DIRECTION: Give every line back verbatim, dropping all images.

———

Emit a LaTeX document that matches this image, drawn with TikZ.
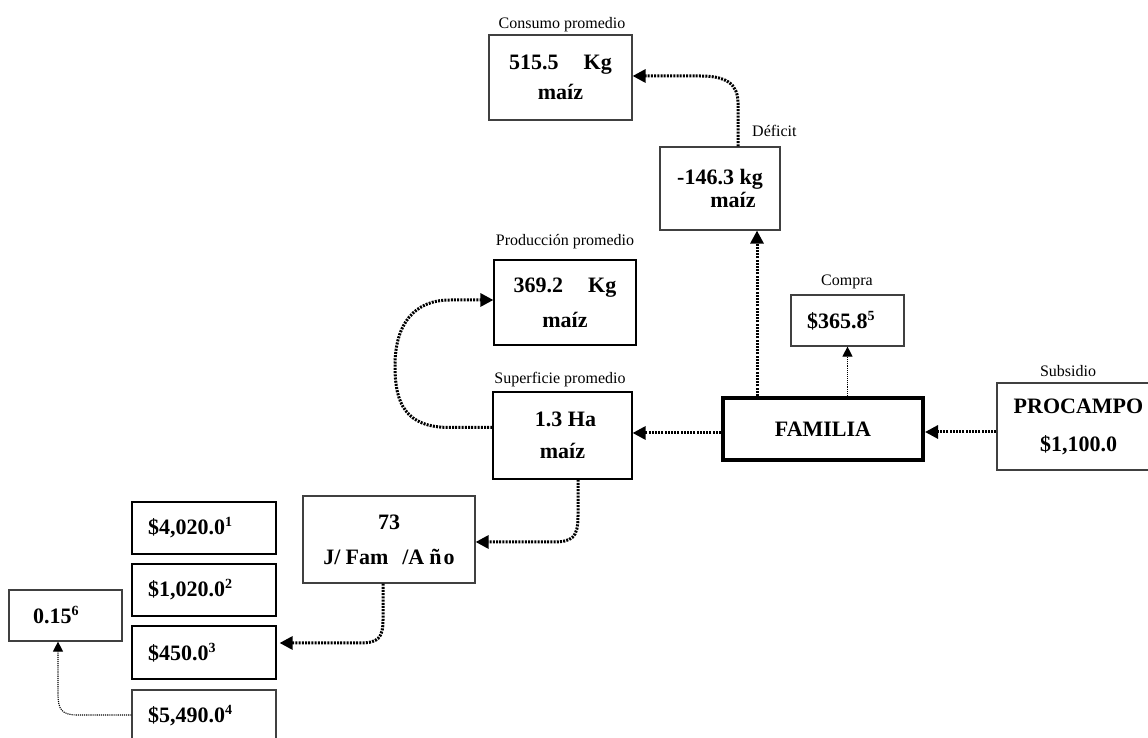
\documentclass[tikz,border=0pt]{standalone}
\usepackage{fontspec}
\setmainfont{Liberation Serif}
\usetikzlibrary{arrows.meta,calc}
\newcommand{\supnum}[1]{\raisebox{8pt}{\fontsize{14}{14}\selectfont #1}}
\begin{document}
\begin{tikzpicture}[x=1pt,y=1pt,
  box/.style={draw=black!75,line width=1.2pt,rectangle,inner sep=0pt,align=center,
     font=\fontsize{22}{33}\selectfont\bfseries},
  solidbox/.style={box,draw=black},
  leftbox/.style={box,draw=black,align=left,inner xsep=16pt,text width=112pt,minimum height=52pt},
  lbl/.style={font=\fontsize{16}{18}\selectfont,anchor=base,inner sep=0pt},
  thickarrow/.style={line width=3pt,dash pattern=on 2pt off 1.2pt,
     -{Triangle[length=13pt,width=13pt]}},
  thinarrow/.style={line width=1.1pt,dash pattern=on 1.1pt off 1pt,
     -{Triangle[length=10pt,width=10pt]}}
]
\clip (0,0) rectangle (1148,738);
\fill[white] (0,0) rectangle (1148,738);

% boxes
\node[box,minimum width=143pt,minimum height=85pt] (cons) at (560.5,660.5)
  {515.5\hspace{25pt}Kg\\[-3pt]maíz};
\node[box,minimum width=120pt,minimum height=83pt] (def) at (720,549.5)
  {-146.3 kg\\[-10pt]\hspace*{26pt}maíz};
\node[solidbox,minimum width=142pt,minimum height=85pt] (prod) at (565,435.5)
  {369.2\hspace{25pt}Kg\\[2pt]maíz};
\node[box,minimum width=113pt,minimum height=51pt,align=left,inner xsep=16pt,text width=81pt] (compra) at (847.5,417.5)
  {\$365.8\supnum{5}};
\node[solidbox,minimum width=139pt,minimum height=87pt] (sup) at (562.5,302.5)
  {\hspace*{6pt}1.3 Ha\\[-1pt]maíz};
\node[box,draw=black,line width=4pt,minimum width=200pt,minimum height=62pt] (fam) at (823,309)
  {FAMILIA};
\node[box,minimum width=163pt,minimum height=87pt] (proc) at (1078.5,311.5)
  {PROCAMPO\\[5pt]\$1,100.0};
\node[box,minimum width=172pt,minimum height=87pt] (j73) at (389,198.5)
  {73\\[2pt]J/\hspace{5pt}Fam\hspace{14pt}/A\hspace{5pt}ñ\hspace{2pt}o};
\node[leftbox] (b1) at (204,210) {\$4,020.0\supnum{1}};
\node[leftbox] (b2) at (204,148) {\$1,020.0\supnum{2}};
\node[leftbox,minimum height=53pt] (b3) at (204,85.5) {\$450.0\supnum{3}};
\node[leftbox,draw=black!75] (b4) at (204,22) {\$5,490.0\supnum{4}};
\node[box,minimum width=113pt,minimum height=51pt,align=left,inner xsep=24pt,text width=65pt] (p15) at (65.5,122.5)
  {0.15\supnum{6}};

% labels
\node[lbl] (lcons) at (562,709) {Consumo promedio};
\node[lbl,anchor=base west] (ldef) at (752,601) {Déficit};
\node[lbl] (lprod) at (565,492) {Producción promedio};
\node[lbl] (lsup) at (560,354) {Superficie promedio};
\node[lbl] (lcompra) at (847,452) {Compra};
\node[lbl] (lsub) at (1068,361) {Subsidio};

% connectors
\draw[thickarrow] ([xshift=18pt]def.north) -- (738,635)
  .. controls (738,655) and (725,662) .. (700,662) -- (cons.east |- 0,662);
\draw[thickarrow] ([xshift=-66pt]fam.north) -- ([xshift=37pt]def.south);
\draw[thinarrow] (compra.south |- fam.north) -- (compra.south);
\draw[thickarrow] (proc.west |- 0,306) -- (fam.east |- 0,306);
\draw[thickarrow] (fam.west |- 0,305) -- (sup.east |- 0,305);
\draw[thickarrow] ([yshift=8pt]sup.west) -- (450,310.5)
  .. controls (405,310.5) and (395,335) .. (395,372)
  .. controls (395,415) and (415,438) .. (450,438) -- (prod.west |- 0,438);
\draw[thickarrow] ([xshift=15.5pt]sup.south) -- (578,222)
  .. controls (578,200) and (572,196) .. (552,196) -- (j73.east |- 0,196);
\draw[thickarrow,shorten >=3pt] ([xshift=-6pt]j73.south) -- (383,118)
  .. controls (383,100) and (378,95) .. (360,95) -- (b3.east |- 0,95);
\draw[thinarrow] (b4.west |- 0,23) -- (78,23)
  .. controls (62,23) and (58,28) .. (58,44) -- ([xshift=-7.5pt]p15.south);
\end{tikzpicture}
\end{document}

———

WRITTEN ANSWER:
Emit a LaTeX document that matches this image, drawn with TikZ.
\documentclass[tikz,border=0pt]{standalone}
\usepackage{fontspec}
\setmainfont{Liberation Serif}
\usetikzlibrary{arrows.meta,calc}
\newcommand{\supnum}[1]{\raisebox{8pt}{\fontsize{14}{14}\selectfont #1}}
\begin{document}
\begin{tikzpicture}[x=1pt,y=1pt,
  box/.style={draw=black!75,line width=1.2pt,rectangle,inner sep=0pt,align=center,
     font=\fontsize{22}{33}\selectfont\bfseries},
  solidbox/.style={box,draw=black},
  leftbox/.style={box,draw=black,align=left,inner xsep=16pt,text width=112pt,minimum height=52pt},
  lbl/.style={font=\fontsize{16}{18}\selectfont,anchor=base,inner sep=0pt},
  thickarrow/.style={line width=3pt,dash pattern=on 2pt off 1.2pt,
     -{Triangle[length=13pt,width=13pt]}},
  thinarrow/.style={line width=1.1pt,dash pattern=on 1.1pt off 1pt,
     -{Triangle[length=10pt,width=10pt]}}
]
\clip (0,0) rectangle (1148,738);
\fill[white] (0,0) rectangle (1148,738);

% boxes
\node[box,minimum width=143pt,minimum height=85pt] (cons) at (560.5,660.5)
  {515.5\hspace{25pt}Kg\\[-3pt]maíz};
\node[box,minimum width=120pt,minimum height=83pt] (def) at (720,549.5)
  {-146.3 kg\\[-10pt]\hspace*{26pt}maíz};
\node[solidbox,minimum width=142pt,minimum height=85pt] (prod) at (565,435.5)
  {369.2\hspace{25pt}Kg\\[2pt]maíz};
\node[box,minimum width=113pt,minimum height=51pt,align=left,inner xsep=16pt,text width=81pt] (compra) at (847.5,417.5)
  {\$365.8\supnum{5}};
\node[solidbox,minimum width=139pt,minimum height=87pt] (sup) at (562.5,302.5)
  {\hspace*{6pt}1.3 Ha\\[-1pt]maíz};
\node[box,draw=black,line width=4pt,minimum width=200pt,minimum height=62pt] (fam) at (823,309)
  {FAMILIA};
\node[box,minimum width=163pt,minimum height=87pt] (proc) at (1078.5,311.5)
  {PROCAMPO\\[5pt]\$1,100.0};
\node[box,minimum width=172pt,minimum height=87pt] (j73) at (389,198.5)
  {73\\[2pt]J/\hspace{5pt}Fam\hspace{14pt}/A\hspace{5pt}ñ\hspace{2pt}o};
\node[leftbox] (b1) at (204,210) {\$4,020.0\supnum{1}};
\node[leftbox] (b2) at (204,148) {\$1,020.0\supnum{2}};
\node[leftbox,minimum height=53pt] (b3) at (204,85.5) {\$450.0\supnum{3}};
\node[leftbox,draw=black!75] (b4) at (204,22) {\$5,490.0\supnum{4}};
\node[box,minimum width=113pt,minimum height=51pt,align=left,inner xsep=24pt,text width=65pt] (p15) at (65.5,122.5)
  {0.15\supnum{6}};

% labels
\node[lbl] (lcons) at (562,709) {Consumo promedio};
\node[lbl,anchor=base west] (ldef) at (752,601) {Déficit};
\node[lbl] (lprod) at (565,492) {Producción promedio};
\node[lbl] (lsup) at (560,354) {Superficie promedio};
\node[lbl] (lcompra) at (847,452) {Compra};
\node[lbl] (lsub) at (1068,361) {Subsidio};

% connectors
\draw[thickarrow] ([xshift=18pt]def.north) -- (738,635)
  .. controls (738,655) and (725,662) .. (700,662) -- (cons.east |- 0,662);
\draw[thickarrow] ([xshift=-66pt]fam.north) -- ([xshift=37pt]def.south);
\draw[thinarrow] (compra.south |- fam.north) -- (compra.south);
\draw[thickarrow] (proc.west |- 0,306) -- (fam.east |- 0,306);
\draw[thickarrow] (fam.west |- 0,305) -- (sup.east |- 0,305);
\draw[thickarrow] ([yshift=8pt]sup.west) -- (450,310.5)
  .. controls (405,310.5) and (395,335) .. (395,372)
  .. controls (395,415) and (415,438) .. (450,438) -- (prod.west |- 0,438);
\draw[thickarrow] ([xshift=15.5pt]sup.south) -- (578,222)
  .. controls (578,200) and (572,196) .. (552,196) -- (j73.east |- 0,196);
\draw[thickarrow,shorten >=3pt] ([xshift=-6pt]j73.south) -- (383,118)
  .. controls (383,100) and (378,95) .. (360,95) -- (b3.east |- 0,95);
\draw[thinarrow] (b4.west |- 0,23) -- (78,23)
  .. controls (62,23) and (58,28) .. (58,44) -- ([xshift=-7.5pt]p15.south);
\end{tikzpicture}
\end{document}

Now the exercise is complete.